--- Begin EXTRACTED RECORDS ---

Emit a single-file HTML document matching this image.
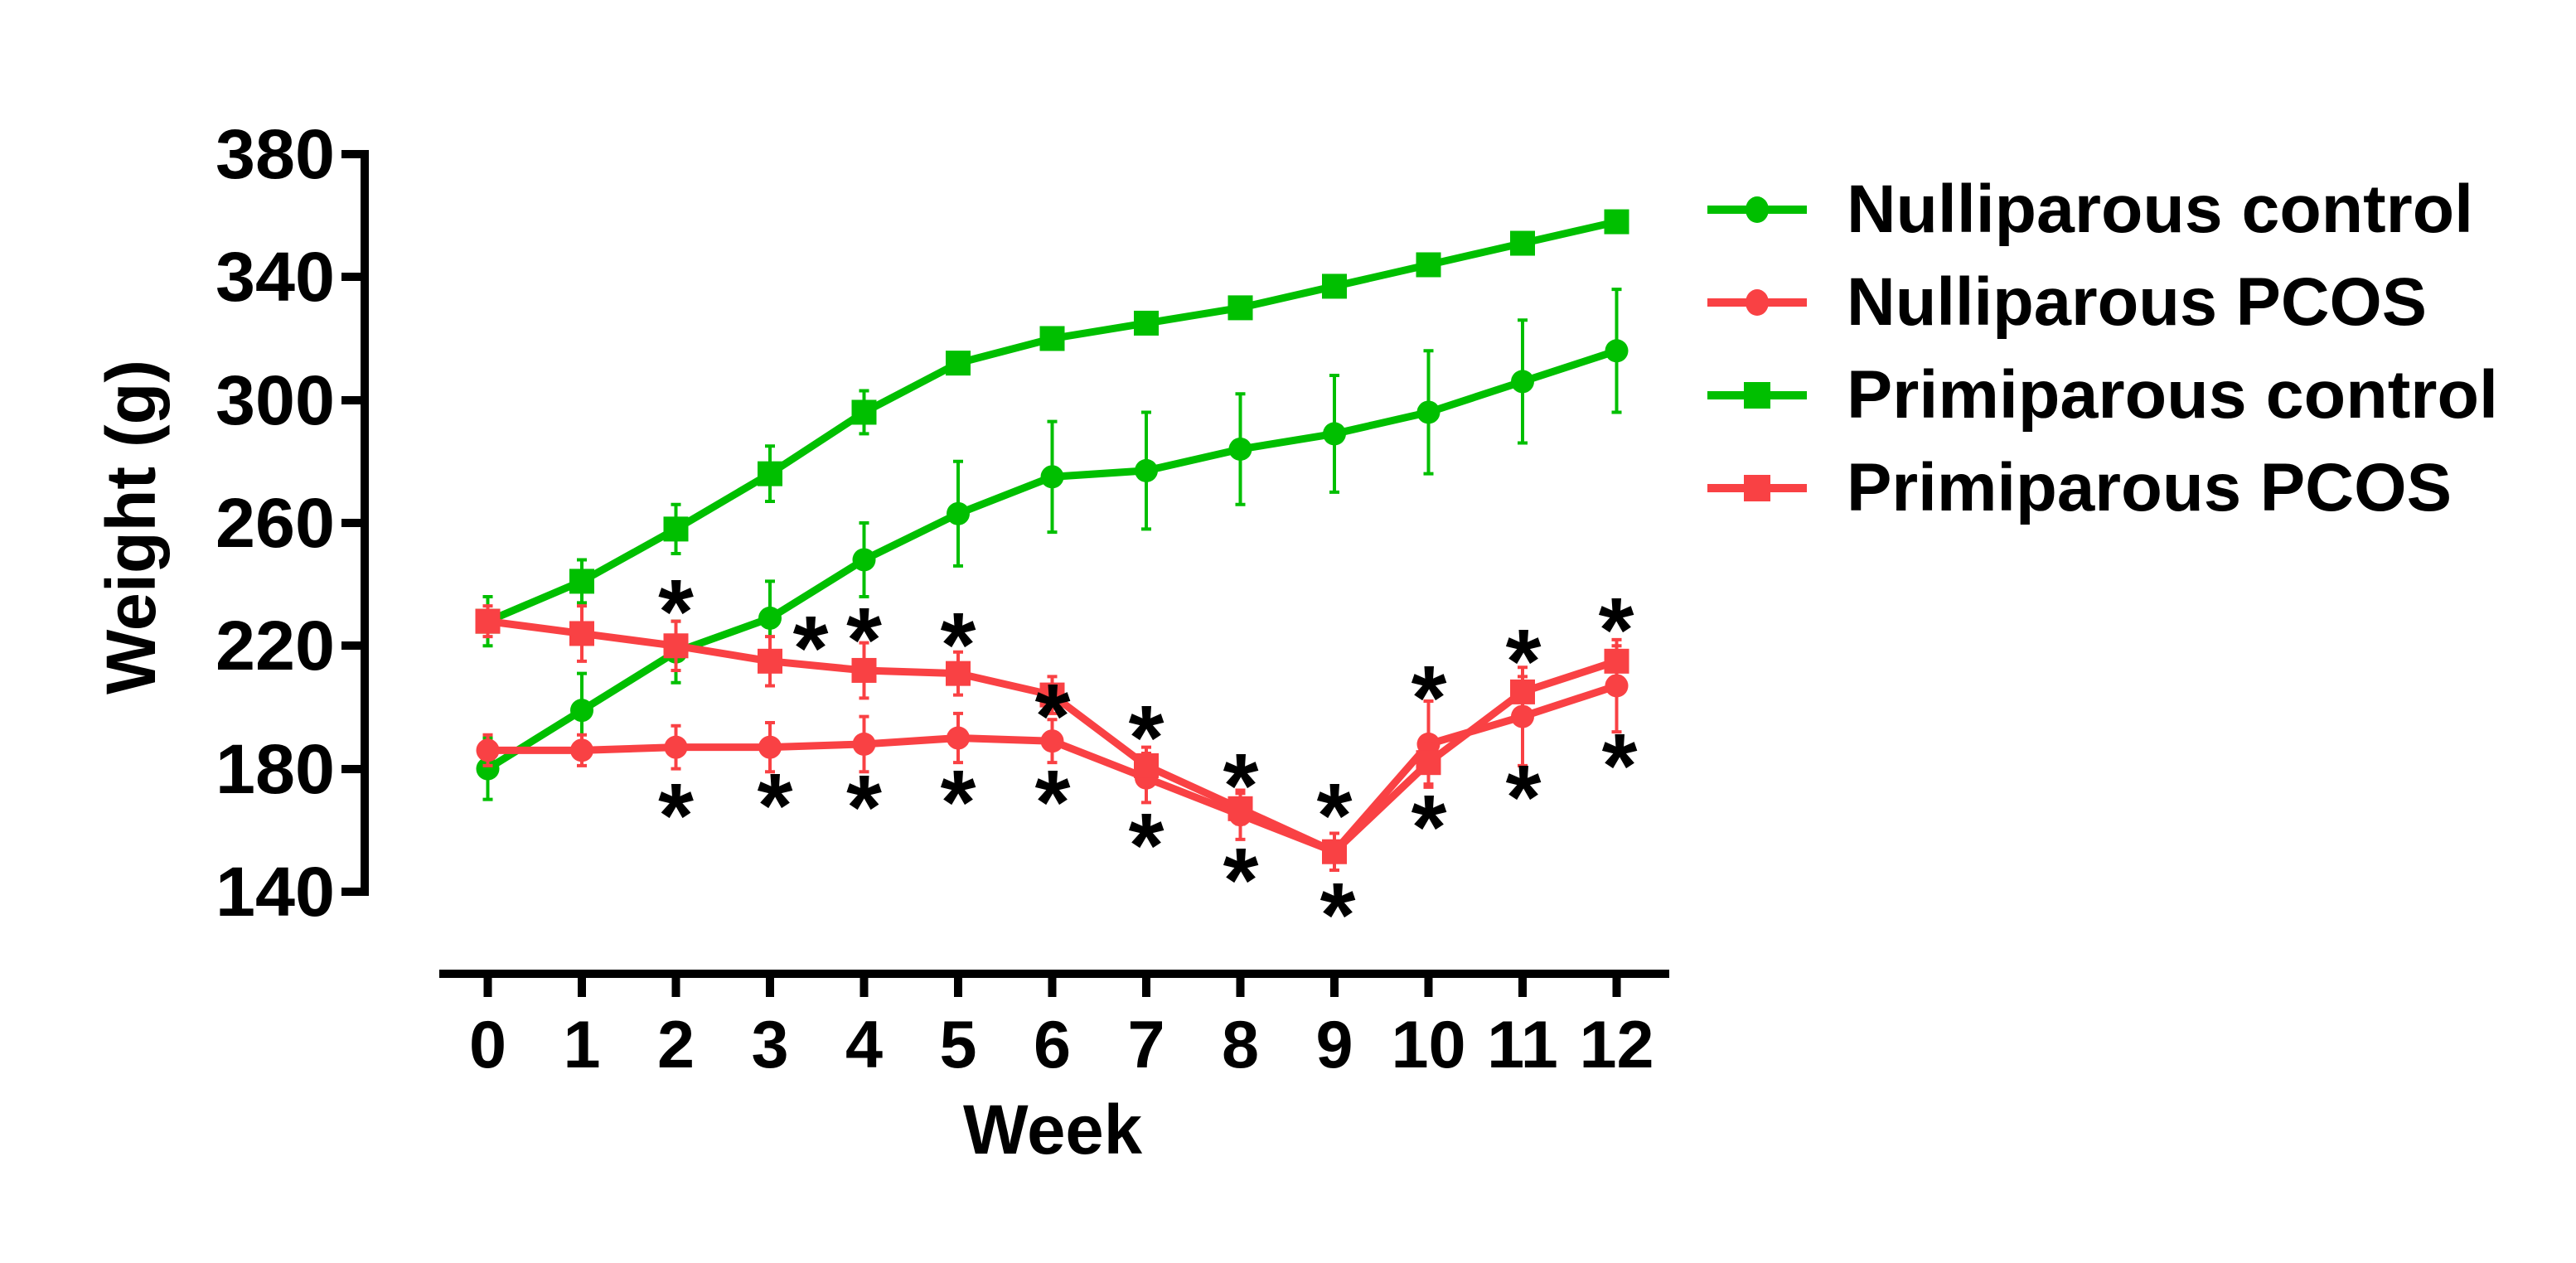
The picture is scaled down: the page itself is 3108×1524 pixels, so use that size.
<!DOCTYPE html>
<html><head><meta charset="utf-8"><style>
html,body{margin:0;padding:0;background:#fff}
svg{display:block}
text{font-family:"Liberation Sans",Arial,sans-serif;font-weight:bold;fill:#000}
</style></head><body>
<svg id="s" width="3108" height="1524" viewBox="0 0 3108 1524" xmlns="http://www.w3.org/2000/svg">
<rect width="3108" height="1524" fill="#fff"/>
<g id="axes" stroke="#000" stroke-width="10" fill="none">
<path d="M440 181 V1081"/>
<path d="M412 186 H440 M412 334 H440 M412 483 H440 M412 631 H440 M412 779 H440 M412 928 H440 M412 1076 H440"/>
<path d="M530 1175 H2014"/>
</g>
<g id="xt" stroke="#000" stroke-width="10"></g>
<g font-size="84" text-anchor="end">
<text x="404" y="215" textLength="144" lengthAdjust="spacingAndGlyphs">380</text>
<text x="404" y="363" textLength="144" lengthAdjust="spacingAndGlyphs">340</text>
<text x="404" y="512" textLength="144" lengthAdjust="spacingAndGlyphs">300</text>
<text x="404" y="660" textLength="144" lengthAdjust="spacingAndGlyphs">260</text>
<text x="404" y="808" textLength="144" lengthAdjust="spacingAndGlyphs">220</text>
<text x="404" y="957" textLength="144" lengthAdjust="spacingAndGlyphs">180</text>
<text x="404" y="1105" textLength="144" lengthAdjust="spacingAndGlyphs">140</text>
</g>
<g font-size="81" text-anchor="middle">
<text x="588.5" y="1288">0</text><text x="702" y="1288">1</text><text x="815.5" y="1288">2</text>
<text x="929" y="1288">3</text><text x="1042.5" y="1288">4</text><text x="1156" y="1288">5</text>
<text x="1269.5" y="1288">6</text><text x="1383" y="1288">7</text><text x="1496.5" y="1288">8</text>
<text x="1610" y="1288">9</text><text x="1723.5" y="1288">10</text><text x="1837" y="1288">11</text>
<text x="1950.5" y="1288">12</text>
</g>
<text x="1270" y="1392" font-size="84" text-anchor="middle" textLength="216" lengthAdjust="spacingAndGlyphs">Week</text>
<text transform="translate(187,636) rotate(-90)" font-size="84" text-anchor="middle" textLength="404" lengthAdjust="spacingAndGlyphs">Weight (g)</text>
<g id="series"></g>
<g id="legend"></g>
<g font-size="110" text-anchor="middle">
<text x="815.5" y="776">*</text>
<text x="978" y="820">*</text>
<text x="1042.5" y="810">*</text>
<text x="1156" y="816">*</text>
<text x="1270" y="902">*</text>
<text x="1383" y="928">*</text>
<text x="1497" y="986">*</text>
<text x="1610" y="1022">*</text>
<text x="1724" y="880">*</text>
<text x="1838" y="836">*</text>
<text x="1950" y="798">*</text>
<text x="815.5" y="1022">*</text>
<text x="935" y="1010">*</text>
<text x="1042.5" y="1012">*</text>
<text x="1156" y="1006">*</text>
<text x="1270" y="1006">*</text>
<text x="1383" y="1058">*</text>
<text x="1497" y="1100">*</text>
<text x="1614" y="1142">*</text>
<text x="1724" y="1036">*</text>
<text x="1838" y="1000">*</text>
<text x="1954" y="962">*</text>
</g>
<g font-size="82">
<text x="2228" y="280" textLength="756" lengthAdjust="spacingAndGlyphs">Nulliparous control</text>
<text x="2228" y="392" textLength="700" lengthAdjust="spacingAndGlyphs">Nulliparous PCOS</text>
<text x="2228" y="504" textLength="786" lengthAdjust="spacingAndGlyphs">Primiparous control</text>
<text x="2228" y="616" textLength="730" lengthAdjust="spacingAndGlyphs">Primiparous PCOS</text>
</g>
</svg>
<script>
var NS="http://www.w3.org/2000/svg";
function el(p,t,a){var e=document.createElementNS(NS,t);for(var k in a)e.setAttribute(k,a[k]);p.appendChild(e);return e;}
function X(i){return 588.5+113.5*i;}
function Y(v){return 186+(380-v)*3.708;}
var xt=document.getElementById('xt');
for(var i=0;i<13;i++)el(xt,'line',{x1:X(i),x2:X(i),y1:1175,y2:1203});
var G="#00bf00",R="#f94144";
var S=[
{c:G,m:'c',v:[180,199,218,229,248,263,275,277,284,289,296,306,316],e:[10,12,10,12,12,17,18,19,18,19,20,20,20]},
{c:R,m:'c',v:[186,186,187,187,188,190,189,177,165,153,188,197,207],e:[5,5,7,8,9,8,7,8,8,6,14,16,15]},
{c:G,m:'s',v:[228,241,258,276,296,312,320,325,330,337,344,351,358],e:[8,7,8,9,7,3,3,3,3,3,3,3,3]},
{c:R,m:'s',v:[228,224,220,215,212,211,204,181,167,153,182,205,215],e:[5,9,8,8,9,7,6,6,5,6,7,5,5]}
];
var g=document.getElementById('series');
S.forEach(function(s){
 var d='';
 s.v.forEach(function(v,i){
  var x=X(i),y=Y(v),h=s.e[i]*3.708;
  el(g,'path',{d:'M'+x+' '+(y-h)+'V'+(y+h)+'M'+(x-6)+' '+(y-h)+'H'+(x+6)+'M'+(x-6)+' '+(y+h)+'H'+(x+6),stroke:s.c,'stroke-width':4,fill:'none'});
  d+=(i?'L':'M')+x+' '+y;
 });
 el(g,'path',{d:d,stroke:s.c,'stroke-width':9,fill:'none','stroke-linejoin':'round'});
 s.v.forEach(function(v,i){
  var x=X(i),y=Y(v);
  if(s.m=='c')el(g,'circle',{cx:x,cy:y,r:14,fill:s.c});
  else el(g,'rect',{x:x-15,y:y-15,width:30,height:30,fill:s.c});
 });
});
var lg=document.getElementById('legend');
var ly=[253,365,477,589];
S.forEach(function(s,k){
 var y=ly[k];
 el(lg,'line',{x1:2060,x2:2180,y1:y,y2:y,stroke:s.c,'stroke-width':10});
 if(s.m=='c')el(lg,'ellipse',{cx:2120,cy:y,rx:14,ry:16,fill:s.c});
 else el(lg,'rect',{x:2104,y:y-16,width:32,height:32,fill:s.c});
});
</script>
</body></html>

--- End EXTRACTED RECORDS ---
--- Begin EXTRACTED RECORDS ---

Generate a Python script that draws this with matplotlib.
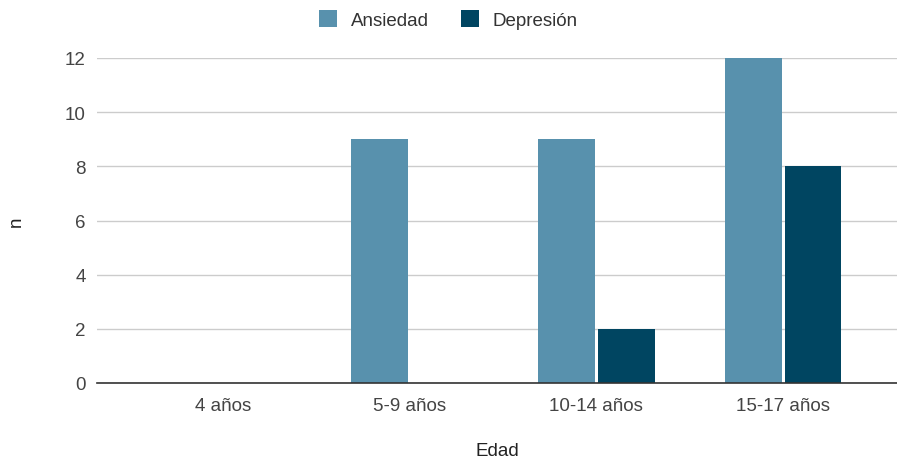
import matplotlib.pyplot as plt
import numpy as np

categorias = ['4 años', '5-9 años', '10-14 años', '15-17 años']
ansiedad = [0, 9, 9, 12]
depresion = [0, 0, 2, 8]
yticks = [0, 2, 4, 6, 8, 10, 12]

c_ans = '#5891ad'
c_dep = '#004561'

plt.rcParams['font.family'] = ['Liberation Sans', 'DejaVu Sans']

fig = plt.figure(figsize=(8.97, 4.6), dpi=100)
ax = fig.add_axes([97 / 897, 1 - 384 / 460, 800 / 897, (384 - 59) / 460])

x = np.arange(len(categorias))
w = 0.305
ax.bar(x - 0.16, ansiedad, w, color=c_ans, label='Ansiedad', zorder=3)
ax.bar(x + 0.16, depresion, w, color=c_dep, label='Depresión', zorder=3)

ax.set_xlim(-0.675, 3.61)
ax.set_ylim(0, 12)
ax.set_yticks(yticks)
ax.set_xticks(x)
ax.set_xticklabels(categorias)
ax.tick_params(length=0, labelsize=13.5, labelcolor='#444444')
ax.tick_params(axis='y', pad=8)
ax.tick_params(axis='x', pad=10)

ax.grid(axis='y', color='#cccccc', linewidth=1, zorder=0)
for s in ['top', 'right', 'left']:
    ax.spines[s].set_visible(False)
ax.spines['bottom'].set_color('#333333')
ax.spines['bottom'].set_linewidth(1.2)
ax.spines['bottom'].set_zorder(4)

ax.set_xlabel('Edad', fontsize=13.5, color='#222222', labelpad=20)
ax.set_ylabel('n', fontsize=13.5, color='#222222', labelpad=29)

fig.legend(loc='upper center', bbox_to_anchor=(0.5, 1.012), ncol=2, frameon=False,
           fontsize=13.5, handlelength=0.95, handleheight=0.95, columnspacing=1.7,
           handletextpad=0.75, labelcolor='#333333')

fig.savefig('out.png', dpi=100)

--- End EXTRACTED RECORDS ---

→ STATED EXERCISE
Begin with the line where "Generate a Python" appears and end with the line where "ax.set_ylabel('n', fontsize=13.5, color='#222222', labelpad=29)" appears. Copy only that stretch, exactly, with no pictures.

→ EXERCISE SOLUTION
Generate a Python script that draws this with matplotlib.
import matplotlib.pyplot as plt
import numpy as np

categorias = ['4 años', '5-9 años', '10-14 años', '15-17 años']
ansiedad = [0, 9, 9, 12]
depresion = [0, 0, 2, 8]
yticks = [0, 2, 4, 6, 8, 10, 12]

c_ans = '#5891ad'
c_dep = '#004561'

plt.rcParams['font.family'] = ['Liberation Sans', 'DejaVu Sans']

fig = plt.figure(figsize=(8.97, 4.6), dpi=100)
ax = fig.add_axes([97 / 897, 1 - 384 / 460, 800 / 897, (384 - 59) / 460])

x = np.arange(len(categorias))
w = 0.305
ax.bar(x - 0.16, ansiedad, w, color=c_ans, label='Ansiedad', zorder=3)
ax.bar(x + 0.16, depresion, w, color=c_dep, label='Depresión', zorder=3)

ax.set_xlim(-0.675, 3.61)
ax.set_ylim(0, 12)
ax.set_yticks(yticks)
ax.set_xticks(x)
ax.set_xticklabels(categorias)
ax.tick_params(length=0, labelsize=13.5, labelcolor='#444444')
ax.tick_params(axis='y', pad=8)
ax.tick_params(axis='x', pad=10)

ax.grid(axis='y', color='#cccccc', linewidth=1, zorder=0)
for s in ['top', 'right', 'left']:
    ax.spines[s].set_visible(False)
ax.spines['bottom'].set_color('#333333')
ax.spines['bottom'].set_linewidth(1.2)
ax.spines['bottom'].set_zorder(4)

ax.set_xlabel('Edad', fontsize=13.5, color='#222222', labelpad=20)
ax.set_ylabel('n', fontsize=13.5, color='#222222', labelpad=29)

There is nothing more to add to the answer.